Les déclarations des émissaires de Bruxelles n'ont pas pour autant convaincu les eurodéputés qui se sont montrés très critiques et offensifs pendant le débat.
Le chef de file du PPE/Parti populaire européen (droite), l'Allemand Manfred Weber, a ouvert les hostilités en lançant : "La tâche du Conseil européen est de donner une orientation stratégique. Mais en regardant la politique commerciale et d'autres sujets, il ne fait que créer de la confusion, avec les égoïsmes nationaux menant à une impasse. Nous, au Parlement, poussons de bonnes propositions, mais le Conseil ne peut pas arrêter les querelles". "Nous n'aurons pas de croissance sans avoir plus de commerce", a-t-il asséné.
"Pour faire du vélo, il faut pédaler; sinon on tombe. Il en va ainsi de l'Europe", a de son côté dit le dirigeant du groupe de l'Alliance Progressiste des Socialistes et Démocrates (S&D), l'Italien Gianni Pitella, avant de fustiger le "silence du Conseil européen sur les questions économiques". "La position des Wallons doit être précisée", a-t-il ajouté avant d'estimer que l'UE devrait continuer à travailler vers "une solution juste et équilibrée".
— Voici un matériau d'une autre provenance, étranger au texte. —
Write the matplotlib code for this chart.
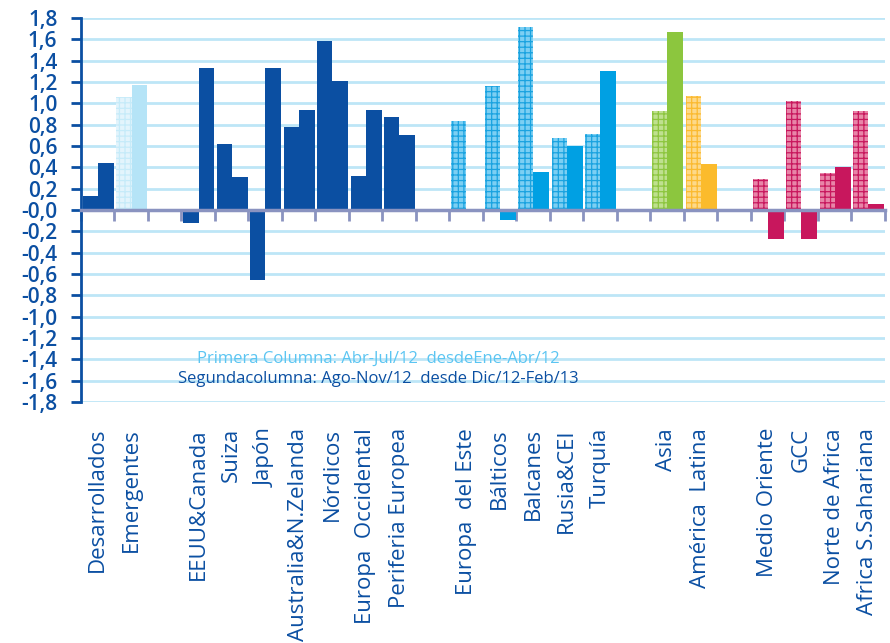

Le président du groupe des Conservateurs et Réformistes européens (ECR), le Britannique Syed Kamall, n'a pas hésité à déclarer que le terme "impasse" est celui qui caractérise le mieux le Conseil européen. "Si l'UE ne peut même pas parvenir à un accord avec le Canada, quel espoir a-t-on dans le reste du monde de parvenir à un accord avec l'UE?", s'est-il interrogé. Et de prévenir : "L'inaction a également des conséquences. Si les dirigeants ne parviennent pas à écouter et à en faire cas, ne soyez pas surpris que les citoyens se tournent vers les partis extrémistes et des solutions simplifiées".
La vice-présidente du groupe Alliance des démocrates et des libéraux pour l'Europe (ALDE), la Néerlandaise Sophia in't Veld, s'est élevée contre "l'incapacité du Conseil à prendre une quelconque décision" en comparant l'UE à un avion trimoteur dont l'un des moteurs est mort : "Il vole toujours, mais ne peut pas rester dans la course". "Les gagnants sont la Russie, la Chine ...", a-t-elle poursuivi. "Des droits de veto étendus ont mis le Conseil européen face au danger de mettre rapidement l'UE hors-jeu en tant qu'acteur mondial. Il est du devoir des citoyens de mettre fin à la paralysie des dirigeants européens", s'est-elle émue.
Au nom du groupe des Verts/Alliance libre européenne, le Belge Philippe Lamberts a affirmé que "le Non de la Wallonie au CETA est un Oui à l'Europe des citoyens". "C'est tout un symbole quand l'épicentre de la contestation se concentre en Wallonie, une des régions les plus pro-européennes". "La Wallonie n'est pas isolée, bien au contraire, 1500 villes se sont déclarées hors CETA. Cette mobilisation transfrontalière de citoyens contre le libre-échange ultra-libéral est sans précédent", a-t-il avancé avant d'appeler à une renégociation de la clause de protection des investisseurs dans le CETA en particulier, même si cela prend du temps. "Nous avons négocié avec le Canada pendant des siècles, alors que comptent donc quelques mois de plus", a-t-il lâché.
Le Britannique qui a fait campagne pour le Brexit, Nigel Farage, (groupe Europe de la liberté et de la démocratie directe) a de son côté affirmé que "le veto montre que l'UE n'est pas apte à avancer" et que "les Wallons veulent récupérer leur pays".
La cheffe de file du Front national de France Marine Le Pen est montée au créneau au nom du groupe Europe des Nations et des Libertés/ENF pour dénoncer le "désastre provoqué en Europe par les politiques ultra-libérales", la destruction d'emplois, la baisse des salaires, la hausse des déficits publics que provoquerait, selon elle, le CETA.
Elle a estimé que "le Parlement wallon est en train de faire ce qui doit l'être : protéger ses citoyens en rejetant cet accord" et a appelé à un référendum comparable au Brexit en France et dans d'autres pays de l'UE.